I have been reading a lot recently, as well as watching lots of different things, and what really intrigues me is characterisations. What traits or characteristics do authors pull from themselves and those they love around them to build their characters?
Every author wants to create the perfect characters – because by doing that, they then hope that everyone will love that character, just as much as the author does. Naturally we want our characters to have the best of the best characteristics and traits – after all – they are our creation, and in some way, we are playing ‘god’ with our books. We are the creators of these worlds. Some authors set the characters up to have no flaws, lots of money, perfect features, etc etc, and therefore a reader can then feel the character is a bit ‘plastic’. Fake. False. They have thoughts about that character of – ‘how unrealistic; no body acts like that,’ and so on.

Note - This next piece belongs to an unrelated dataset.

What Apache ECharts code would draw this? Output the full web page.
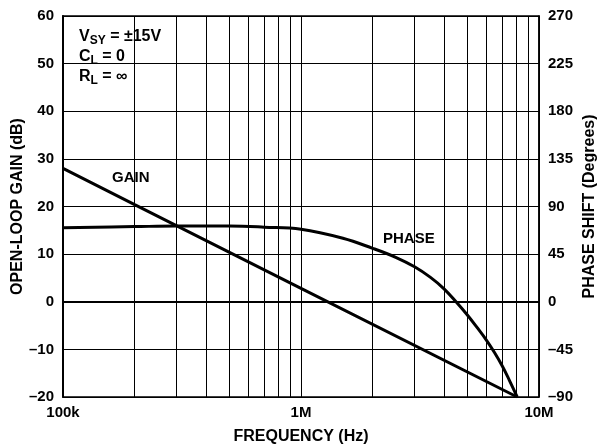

The author can become quite baffled by this sort of response, and in turn, they utter such phrases as: ‘How can you say those things?’ ‘This character is amazing – obviously you have no idea what you’re talking about.’ ‘They are the perfect creation!’
And if you really really get down to the nitty-gritty of the matter – perfect characters are boring to read. Who the hell wants to read about perfect people all the time? The world is not full of replicas of Ken and Barbie.
By writing flaws into characters it can enhance interest in your plot, character drivers, and if you really hit the nail on the head – you can create someone that everyone adores and loves – regardless of the flaws that you weave into them.
Nobody is perfect. No one. We love those around us who have flaws, so make sure that you let your characters have flaws as well. Let them even flaw themselves with their own flaws and working through the issues. That’s what makes them believable. That’s what gives the book depth with character plots.
Give your characters strengths, but more importantly – give them weaknesses.